- Work instructions:
Take the listing from its first line through the line that contains "ax = fig.add_axes([0, 0, 1, 1])" and please retype those lines exactly, leaving out the pictures.

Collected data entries

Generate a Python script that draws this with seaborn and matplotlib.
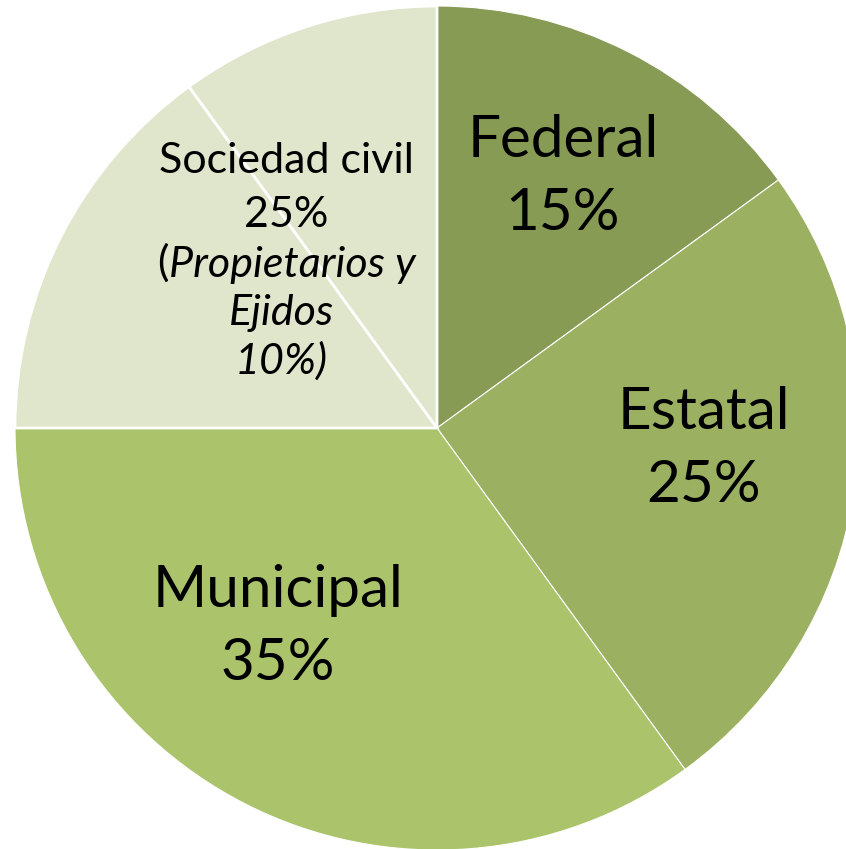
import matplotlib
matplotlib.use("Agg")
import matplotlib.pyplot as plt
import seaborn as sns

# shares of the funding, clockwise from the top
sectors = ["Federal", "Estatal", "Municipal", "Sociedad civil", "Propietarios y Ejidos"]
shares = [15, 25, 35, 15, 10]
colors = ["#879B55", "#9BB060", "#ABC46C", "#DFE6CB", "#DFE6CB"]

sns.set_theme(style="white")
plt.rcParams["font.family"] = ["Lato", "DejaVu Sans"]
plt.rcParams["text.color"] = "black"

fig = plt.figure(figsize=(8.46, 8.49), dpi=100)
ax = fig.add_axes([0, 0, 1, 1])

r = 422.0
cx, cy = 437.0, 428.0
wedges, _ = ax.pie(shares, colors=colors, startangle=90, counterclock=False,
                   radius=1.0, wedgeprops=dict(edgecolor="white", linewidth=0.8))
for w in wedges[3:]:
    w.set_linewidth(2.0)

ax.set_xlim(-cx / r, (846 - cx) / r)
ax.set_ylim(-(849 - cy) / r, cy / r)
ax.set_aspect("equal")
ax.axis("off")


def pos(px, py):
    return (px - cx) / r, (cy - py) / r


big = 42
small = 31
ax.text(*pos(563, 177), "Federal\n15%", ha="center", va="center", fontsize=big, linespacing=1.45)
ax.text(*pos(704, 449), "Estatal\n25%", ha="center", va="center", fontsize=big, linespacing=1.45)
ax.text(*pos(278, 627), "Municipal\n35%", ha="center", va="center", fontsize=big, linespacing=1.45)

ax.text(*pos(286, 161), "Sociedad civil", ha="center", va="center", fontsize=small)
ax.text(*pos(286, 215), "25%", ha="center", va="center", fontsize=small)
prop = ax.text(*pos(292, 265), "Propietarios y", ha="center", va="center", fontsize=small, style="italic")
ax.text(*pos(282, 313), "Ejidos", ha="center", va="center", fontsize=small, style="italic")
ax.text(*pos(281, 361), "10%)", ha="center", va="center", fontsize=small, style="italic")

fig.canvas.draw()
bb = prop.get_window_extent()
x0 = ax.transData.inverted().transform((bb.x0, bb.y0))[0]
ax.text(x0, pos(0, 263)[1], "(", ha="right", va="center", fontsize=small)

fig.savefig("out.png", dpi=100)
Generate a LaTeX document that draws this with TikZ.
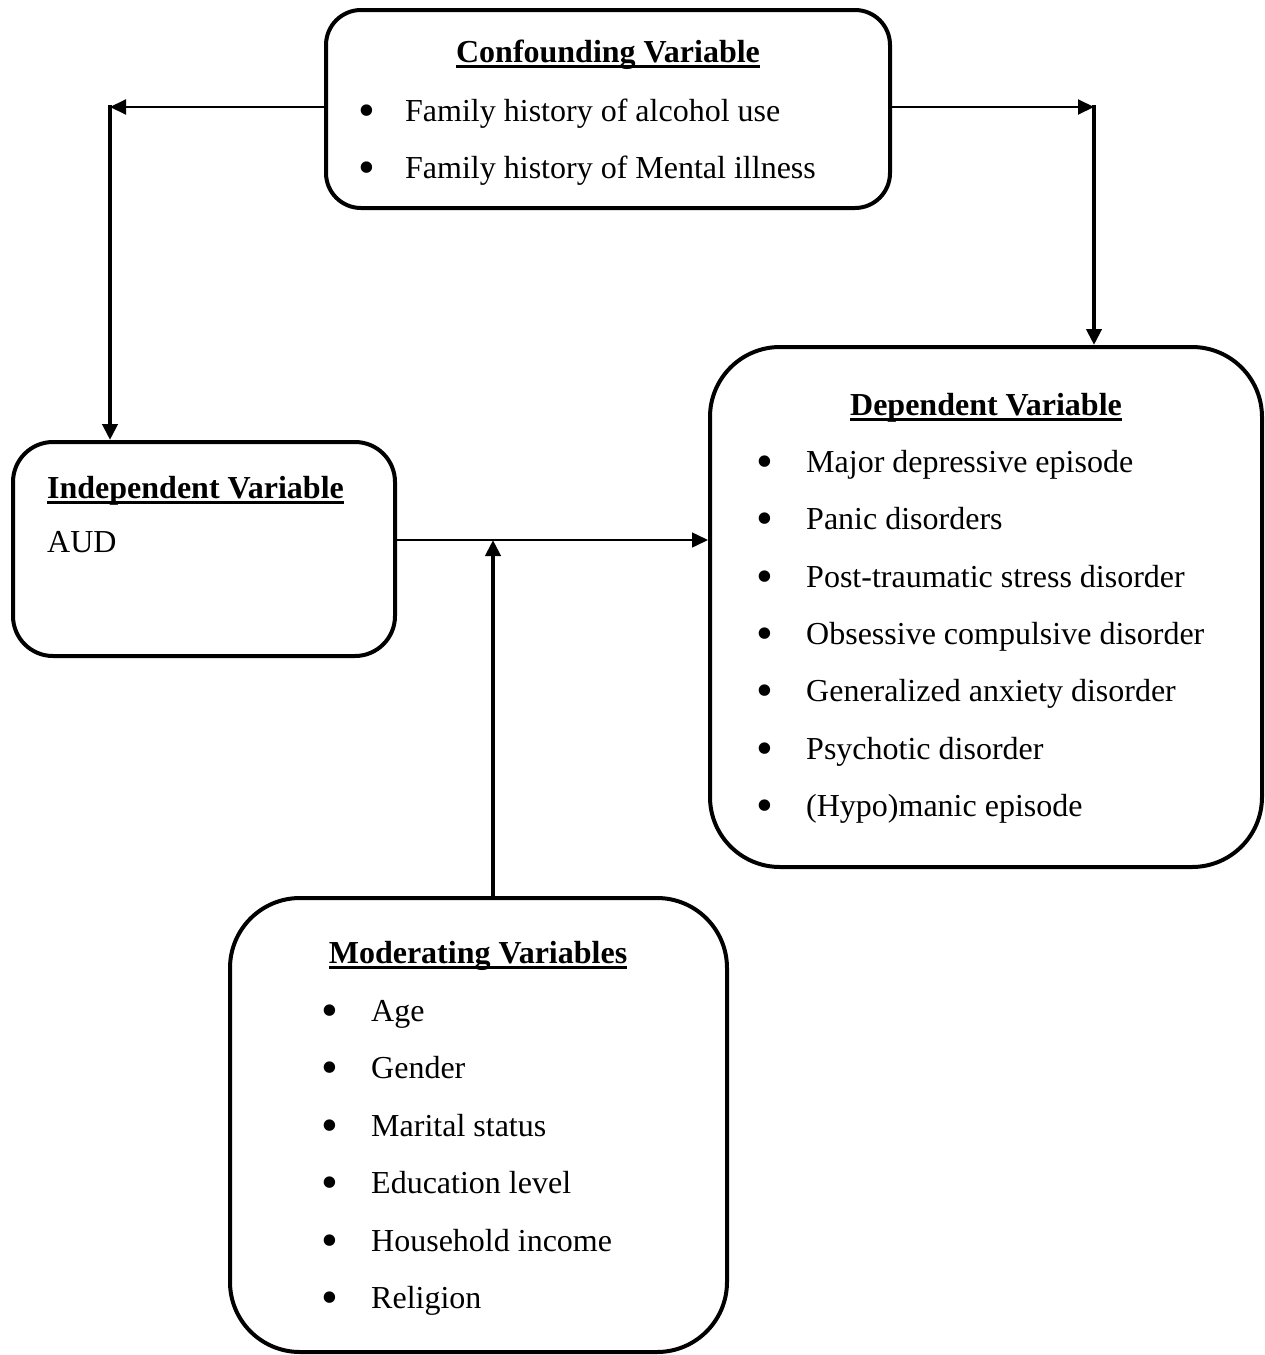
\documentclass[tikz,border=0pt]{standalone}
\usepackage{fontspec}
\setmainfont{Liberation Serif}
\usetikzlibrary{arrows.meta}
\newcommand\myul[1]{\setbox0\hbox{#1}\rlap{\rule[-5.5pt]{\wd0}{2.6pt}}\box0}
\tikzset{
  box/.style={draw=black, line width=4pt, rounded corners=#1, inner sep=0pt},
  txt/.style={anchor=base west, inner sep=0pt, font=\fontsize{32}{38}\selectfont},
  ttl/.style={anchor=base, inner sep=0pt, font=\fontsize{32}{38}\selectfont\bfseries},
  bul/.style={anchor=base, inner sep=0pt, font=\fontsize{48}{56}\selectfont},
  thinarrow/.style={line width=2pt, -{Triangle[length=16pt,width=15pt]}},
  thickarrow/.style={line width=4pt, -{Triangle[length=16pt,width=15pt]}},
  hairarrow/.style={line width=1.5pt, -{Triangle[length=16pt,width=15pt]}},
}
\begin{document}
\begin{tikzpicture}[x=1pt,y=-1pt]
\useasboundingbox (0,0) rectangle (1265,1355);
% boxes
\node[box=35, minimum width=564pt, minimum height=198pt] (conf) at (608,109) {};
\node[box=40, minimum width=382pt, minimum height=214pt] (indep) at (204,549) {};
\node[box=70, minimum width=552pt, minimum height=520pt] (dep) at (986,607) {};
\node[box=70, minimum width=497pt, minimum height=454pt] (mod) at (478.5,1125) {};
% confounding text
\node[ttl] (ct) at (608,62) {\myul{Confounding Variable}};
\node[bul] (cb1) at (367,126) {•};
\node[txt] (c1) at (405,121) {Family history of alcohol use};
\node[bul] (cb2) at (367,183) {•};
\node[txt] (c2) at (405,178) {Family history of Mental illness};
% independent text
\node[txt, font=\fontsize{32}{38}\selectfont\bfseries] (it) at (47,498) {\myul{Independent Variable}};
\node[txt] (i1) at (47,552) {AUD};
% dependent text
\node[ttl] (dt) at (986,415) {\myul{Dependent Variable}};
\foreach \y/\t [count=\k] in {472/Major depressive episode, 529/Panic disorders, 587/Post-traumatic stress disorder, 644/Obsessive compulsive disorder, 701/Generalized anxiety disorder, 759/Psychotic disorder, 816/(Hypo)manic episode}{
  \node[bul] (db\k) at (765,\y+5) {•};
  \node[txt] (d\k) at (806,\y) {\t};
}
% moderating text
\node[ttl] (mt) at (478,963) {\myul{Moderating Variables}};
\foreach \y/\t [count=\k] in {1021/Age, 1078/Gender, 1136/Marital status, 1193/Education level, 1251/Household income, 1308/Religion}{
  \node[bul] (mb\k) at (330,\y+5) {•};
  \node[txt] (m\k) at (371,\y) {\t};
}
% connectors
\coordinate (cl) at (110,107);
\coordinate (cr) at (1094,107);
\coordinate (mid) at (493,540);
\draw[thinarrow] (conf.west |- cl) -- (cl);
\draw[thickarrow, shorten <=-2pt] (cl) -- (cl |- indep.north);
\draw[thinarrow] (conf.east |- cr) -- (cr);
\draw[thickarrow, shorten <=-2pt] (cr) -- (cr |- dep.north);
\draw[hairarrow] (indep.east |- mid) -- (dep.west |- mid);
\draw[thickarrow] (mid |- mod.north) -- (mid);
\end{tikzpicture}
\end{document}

- Output of the task:
Generate a Python script that draws this with seaborn and matplotlib.
import matplotlib
matplotlib.use("Agg")
import matplotlib.pyplot as plt
import seaborn as sns

# shares of the funding, clockwise from the top
sectors = ["Federal", "Estatal", "Municipal", "Sociedad civil", "Propietarios y Ejidos"]
shares = [15, 25, 35, 15, 10]
colors = ["#879B55", "#9BB060", "#ABC46C", "#DFE6CB", "#DFE6CB"]

sns.set_theme(style="white")
plt.rcParams["font.family"] = ["Lato", "DejaVu Sans"]
plt.rcParams["text.color"] = "black"

fig = plt.figure(figsize=(8.46, 8.49), dpi=100)
ax = fig.add_axes([0, 0, 1, 1])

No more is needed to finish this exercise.